Riding the Feather River Route
I completed a 12-hour, 354-mile run up the Feather River canyon in the Sierra Nevada and through the Black Rock Desert. This is mostly roadless country off Amtrak's routes, so the number of living people who've seen it could fit into a room. Heh heh.
I caught the UP in Marysville, CA, at 6:43 a.m. after a rough night dozing in weedy patches and pacing the tracks in search of a slowdown point (Marysville doesn't have a yard!) Finally I barged into a mission and asked for someone with train expertise. An old black guy advised that the train might slow down at the UP/SP intersection near the cemetery.
The train almost took me instead of vice versa. For an awful second I hung on the brink of my last ride. But years of chinups paid off and I cranked myself into the boxcar. Then, to mock my efforts, the train came to a full stop. I instantly switched to a piggyback because the box was closed on one side. The pig had shade under the trailer but nowhere to stand up.
As we climbed higher and higher along the river, the scenery was ineffable: forested mountains and rugged canyon walls with tough trees clinging to the side and small waterfalls pouring down.
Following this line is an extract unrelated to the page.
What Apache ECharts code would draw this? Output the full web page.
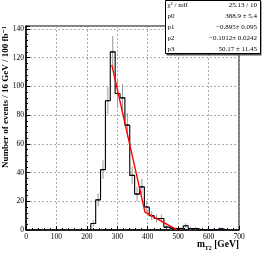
<!DOCTYPE html>
<html><head><meta charset="utf-8">
<script src="https://cdn.jsdelivr.net/npm/echarts@6/dist/echarts.min.js"></script>
<style>html,body{margin:0;padding:0;background:#fff}#c{width:266px;height:256px}</style>
</head><body><div id="c"></div>
<script>
// Histogram bins (lower edges, GeV), width 16 GeV
const binWidth = 16;
const binLow = [213,229,245,261,277,293,309,325,341,357,373,389,405,421,437,453,469,485,501,517,533,549,565,581,597,613,629,645];
const counts = [4.5,21,42,90,124,95,92,73,38,25,30,16,10,8,8,2,1,1,1,3,1,1,0,0,0,0,1,0];
const errs   = [2.1,4.6,6.5,9.5,11.1,9.7,9.6,8.5,6.2,5,5.5,4,3.2,2.8,2.8,1.4,1,1,1,1.7,1,1,0,0,0,0,1,0];
// Fit line (piecewise linear)
const fitX = [282, 391, 495];
const fitY = [115, 12.5, 0.3];
// Axis ticks
const xTicks = [0,100,200,300,400,500,600,700];
const yTicks = [0,20,40,60,80,100,120,140];
// Stats box
const statNames = ['χ² / ndf','p0','p1','p2','p3'];
const statVals = ['25.13 / 10','388.9 ± 5.4','−0.895± 0.095','−0.1012± 0.0242','50.17 ± 11.45'];

const stepData = [[binLow[0],0]];
binLow.forEach((x,i)=>stepData.push([x,counts[i]]));
stepData.push([binLow[binLow.length-1]+binWidth,0]);
const errData = binLow.map((x,i)=>[x+binWidth/2, counts[i], errs[i]]).filter(d=>d[1]>0);
const fitData = fitX.map((x,i)=>[x,fitY[i]]);

const F = '"Liberation Serif", "DejaVu Serif", serif';
const chart = echarts.init(document.getElementById('c'), null, {renderer:'canvas'});
const statGraphics = [];
statGraphics.push({type:'rect', shape:{x:166.5,y:1.5,width:95,height:54}, style:{fill:'#555'}, z:100});
statGraphics.push({type:'rect', shape:{x:165.5,y:0.5,width:95,height:53}, style:{fill:'#fff', stroke:'#000', lineWidth:1}, z:101});
statNames.forEach((n,i)=>{
  const y = 5.5 + i*10.8;
  statGraphics.push({type:'text', x:167.5, y:y, z:102, style:{text:n, font:'7px '+F, fill:'#000', textAlign:'left', textVerticalAlign:'middle'}});
  statGraphics.push({type:'text', x:257, y:y, z:102, style:{text:statVals[i], font:'7px '+F, fill:'#000', textAlign:'right', textVerticalAlign:'middle'}});
});

chart.setOption({
  animation:false,
  backgroundColor:'#fff',
  grid:{left:26, right:27, top:26, bottom:26, show:true, borderColor:'#000', borderWidth:1, backgroundColor:'transparent'},
  xAxis:{type:'value', min:xTicks[0], max:xTicks[xTicks.length-1], interval:100,
    axisLine:{show:true, onZero:false, lineStyle:{color:'#000', width:1.5}},
    axisTick:{show:true, inside:true, length:4, lineStyle:{color:'#000'}},
    minorTick:{show:true, splitNumber:5, length:2, lineStyle:{color:'#000'}},
    axisLabel:{color:'#000', fontFamily:F, fontSize:7.5, margin:3},
    splitLine:{show:true, lineStyle:{color:'#999', width:0.8, type:[2,2]}}},
  yAxis:{type:'value', min:0, max:142, interval:20,
    axisLine:{show:true, onZero:false, lineStyle:{color:'#000', width:1.5}},
    axisTick:{show:true, inside:true, length:4, lineStyle:{color:'#000'}},
    minorTick:{show:true, splitNumber:5, length:2, lineStyle:{color:'#000'}},
    axisLabel:{color:'#000', fontFamily:F, fontSize:7.5, margin:2, showMaxLabel:false,
      formatter:v=>yTicks.includes(v)?String(v):''},
    splitLine:{show:true, lineStyle:{color:'#999', width:0.8, type:[2,2]}}},
  graphic:[
    {type:'text', x:6, y:26, rotation:Math.PI/2, z:50,
      style:{text:'Number of events / 16 GeV / 100 fb⁻¹', font:'bold 9px '+F, fill:'#000', textAlign:'right', textVerticalAlign:'middle'}},
    {type:'text', x:239, y:245, z:50,
      style:{text:'{m|m}{s|T2}{m| [GeV]}', textAlign:'right', textVerticalAlign:'middle',
        rich:{m:{font:'bold 9.5px '+F, fill:'#000', lineHeight:12, verticalAlign:'middle'},
              s:{font:'bold 6px '+F, fill:'#000', lineHeight:12, verticalAlign:'bottom', padding:[4,0,0,0]}}}},
    ...statGraphics
  ],
  series:[
    {type:'custom', clip:true, z:3, data:errData,
      renderItem:(params, api)=>{
        const x = api.value(0), y = api.value(1), e = api.value(2);
        const p1 = api.coord([x, y+e]), p2 = api.coord([x, Math.max(y-e,0)]), pc = api.coord([x,y]);
        return {type:'group', children:[
          {type:'line', shape:{x1:pc[0], y1:p1[1], x2:pc[0], y2:p2[1]}, style:{stroke:'#999', lineWidth:1}},
          {type:'line', shape:{x1:pc[0]-1.5, y1:pc[1], x2:pc[0]+1.5, y2:pc[1]}, style:{stroke:'#1a1a9a', lineWidth:1}}
        ]};
      }},
    {type:'line', step:'end', data:stepData, showSymbol:false, symbol:'none', z:4,
      lineStyle:{color:'#000', width:1.1}},
    {type:'line', data:fitData, showSymbol:false, symbol:'none', z:5,
      lineStyle:{color:'#f00', width:1.4}}
  ]
});
</script></body></html>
The land dried up as we (I was the only passenger) chugged east into Nevada.
The Black Rock Desert was a barren, godforsaken stretch, like all of Nevada, with salted-up soil, a dead lake, and arid buttes marching into the endless horizon. For entertainment I counted the carcasses of railroadkill cattle along the tracks, some of which had shrunken down to hide, horns, and rib cage. Some had not.
I spent a depressing evening in the crass and unfriendly town of Winnemucca, NV, eating at a cheap casino buffet and managing 7 hours of sleep in a motel room (had to treat myself after that first night in the weeds) before taking the 6:13 a.m. Amtrak back home. The Amtrak follows the SP's more southerly route through Donner Pass.
The UP is the Cadillac of railroads. It's prosperous and tightly managed, with many trains, concrete ties, welded rail. Too bad they're hobo-bashing bastards, like the Santa Fe.